SOSDY: Same old situation; different year. And maybe that’s a good thing because we don’t want nor need another 2020.
Construction starts should be similar to 2022. Dodge Data & Analytics Chief Economist Richard Branch says it may feel like a recession for parts of the construction industry, but nothing like the Great Recession (December 2007-June 2009).
We may avoid a severe recession because the labor and housing shortage will continue in 2023 but our banking system is solid. The lack of workers and rising interest rates could curtail just how many projects construction industry businesses can manage.
Construction industry labor shortages will continue impacting contractors and clients. Increased federal spending in 2023 will escalate the demand for construction workers. But that same initiative could persuade talent that the construction industry is a steady and long-term career commitment and not short-term employment.
High materials costs will continue to be an issue facing the construction industry. “Inflation has plagued the industry and COVID-19 has continued to impact supply chains, causing materials prices to swing wildly,” says Construction Dive editor Julie Strupp. “While lumber and plywood prices were a huge concern at the beginning of the year, that has since eased…cement and diesel costs are now giving contractors grief.”

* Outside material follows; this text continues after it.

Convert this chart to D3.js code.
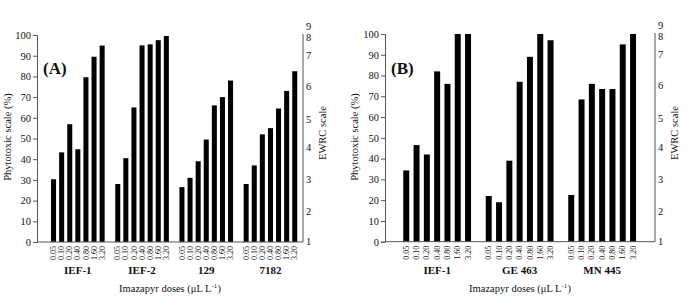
<!DOCTYPE html>
<html>
<head>
<meta charset="utf-8">
<script src="https://cdn.jsdelivr.net/npm/d3@7"></script>
<style>
  body { margin: 0; background: #fff; }
  svg text { font-family: "Liberation Serif", "Times New Roman", serif; fill: #111; }
</style>
</head>
<body>
<div id="chart"></div>
<script>
// data
var doses = ["0.05", "0.10", "0.20", "0.40", "0.80", "1.60", "3.20"];

var groupsA = ["IEF-1", "IEF-2", "129", "7182"];
var a_IEF1 = [30.3, 43.3, 56.9, 44.8, 79.6, 89.5, 94.9];
var a_IEF2 = [28, 40.5, 65, 95, 95.5, 97.5, 99.5];
var a_129 = [26.5, 31, 39, 49.5, 66, 70, 78];
var a_7182 = [28, 37, 52, 55, 64.5, 73, 82.5];

var groupsB = ["IEF-1", "GE 463", "MN 445"];
var b_IEF1 = [34.3, 46.5, 42, 82, 76, 100, 100];
var b_GE463 = [22, 19, 39, 77, 89, 100, 97];
var b_MN445 = [22.5, 68.5, 76, 73.5, 73.5, 95, 100];

var pctTicks = [0, 10, 20, 30, 40, 50, 60, 70, 80, 90, 100];
// EWRC labels and where they sit on the % scale
var ewrcTicks = ["1", "2", "3", "4", "5", "6", "7", "8", "9"];
var ewrcPct = [0, 14.5, 30, 45.4, 59.4, 75, 90, 98.6, 104.3];

var W = 687, H = 301;

var svg = d3.select("#chart").append("svg")
  .attr("width", W)
  .attr("height", H);

function drawPanel(p) {
  var self = svg.append("g");

  var y = d3.scaleLinear().domain([0, 100]).range([p.bottom, p.top]);

  var x0 = d3.scaleBand()
    .domain(p.groups)
    .range(p.groupRange)
    .paddingInner(p.groupPad)
    .paddingOuter(0);

  var x1 = d3.scaleBand()
    .domain(doses)
    .range([0, x0.bandwidth()])
    .paddingInner(p.barPad)
    .paddingOuter(p.barPad / 2);

  // bars
  p.groups.forEach(function(g, gi) {
    var vals = p.values[gi];
    self.append("g")
      .selectAll("rect")
      .data(vals)
      .enter().append("rect")
      .attr("x", function(d, i) { return x0(g) + x1(doses[i]); })
      .attr("y", function(d) { return y(d); })
      .attr("width", x1.bandwidth())
      .attr("height", function(d) { return p.bottom - y(d); })
      .attr("fill", "#000");

    // dose labels, rotated
    self.append("g")
      .selectAll("text")
      .data(doses)
      .enter().append("text")
      .attr("transform", function(d) {
        var cx = x0(g) + x1(d) + x1.bandwidth() / 2;
        return "translate(" + cx + "," + (p.bottom + 4) + ") rotate(-90)";
      })
      .attr("dy", "0.33em")
      .attr("text-anchor", "end")
      .style("font-size", "8px")
      .text(function(d) { return d; });

    // group name
    self.append("text")
      .attr("x", x0(g) + x0.bandwidth() / 2)
      .attr("y", p.bottom + 32)
      .attr("text-anchor", "middle")
      .style("font-size", "11px")
      .style("font-weight", "bold")
      .text(g);
  });

  // left axis
  var yAxis = self.append("g")
    .attr("transform", "translate(" + p.left + ",0)")
    .call(d3.axisLeft(y).tickValues(pctTicks).tickSize(4).tickPadding(2));
  yAxis.select(".domain").attr("stroke", "#555");
  yAxis.selectAll(".tick line").attr("stroke", "#555");
  yAxis.selectAll("text")
    .style("font-family", "Liberation Serif, serif")
    .style("font-size", "10.5px")
    .attr("fill", "#111");

  // bottom line
  self.append("line")
    .attr("x1", p.left).attr("x2", p.right)
    .attr("y1", p.bottom).attr("y2", p.bottom)
    .attr("stroke", "#555");

  // right axis (EWRC)
  self.append("line")
    .attr("x1", p.right).attr("x2", p.right)
    .attr("y1", p.bottom).attr("y2", y(100) - 1)
    .attr("stroke", "#555");
  self.append("g")
    .selectAll("text")
    .data(ewrcTicks)
    .enter().append("text")
    .attr("x", p.right + 3)
    .attr("y", function(d, i) { return y(ewrcPct[i]); })
    .attr("dy", "0.33em")
    .style("font-size", "10.5px")
    .text(function(d) { return d; });

  // axis titles
  self.append("text")
    .attr("transform", "translate(" + p.yTitleX + "," + 137 + ") rotate(-90)")
    .attr("text-anchor", "middle")
    .attr("dy", "0.35em")
    .style("font-size", "10.5px")
    .text("Phytotoxic scale (%)");

  self.append("text")
    .attr("transform", "translate(" + (p.right + 19) + "," + 133 + ") rotate(-90)")
    .attr("text-anchor", "middle")
    .attr("dy", "0.35em")
    .style("font-size", "10.5px")
    .text("EWRC scale");

  var xt = self.append("text")
    .attr("x", (p.left + p.right) / 2)
    .attr("y", p.bottom + 50)
    .attr("text-anchor", "middle")
    .style("font-size", "10.5px");
  xt.append("tspan").text("Imazapyr doses (\u03bcL L");
  xt.append("tspan").attr("dy", "-4").style("font-size", "7px").text("-1");
  xt.append("tspan").attr("dy", "4").text(")");

  // panel letter
  self.append("text")
    .attr("x", p.left + 6)
    .attr("y", 74)
    .style("font-size", "17px")
    .style("font-weight", "bold")
    .text(p.letter);
}

drawPanel({
  letter: "(A)",
  groups: groupsA,
  values: [a_IEF1, a_IEF2, a_129, a_7182],
  left: 37, right: 303, top: 35, bottom: 242,
  groupRange: [49.5, 298.8], groupPad: 0.117, barPad: 0.38,
  yTitleX: 7
});

drawPanel({
  letter: "(B)",
  groups: groupsB,
  values: [b_IEF1, b_GE463, b_MN445],
  left: 385, right: 655, top: 34, bottom: 241.7,
  groupRange: [401.1, 638.2], groupPad: 0.126, barPad: 0.42,
  yTitleX: 354
});
</script>
</body>
</html>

Ken Simonson, Associated General Contractors of America Chief Economist said, “Cement and concrete products are likely to have continuing shortages as the nation has not added any cement production since 2009.”
Construction industry material price volatility predictions for 2023 are:
|Aluminum mill shapes||Low|
|Copper/brass mill shapes||High|
|Steel mill products||Moderate|
Multifamily development may show signs of decline, but it will continue to be a “robust market,” said Branch. In 2022, multifamily construction was at an almost 40-year high and should continue to be strong. Single-family units continue to be expensive and lack availability.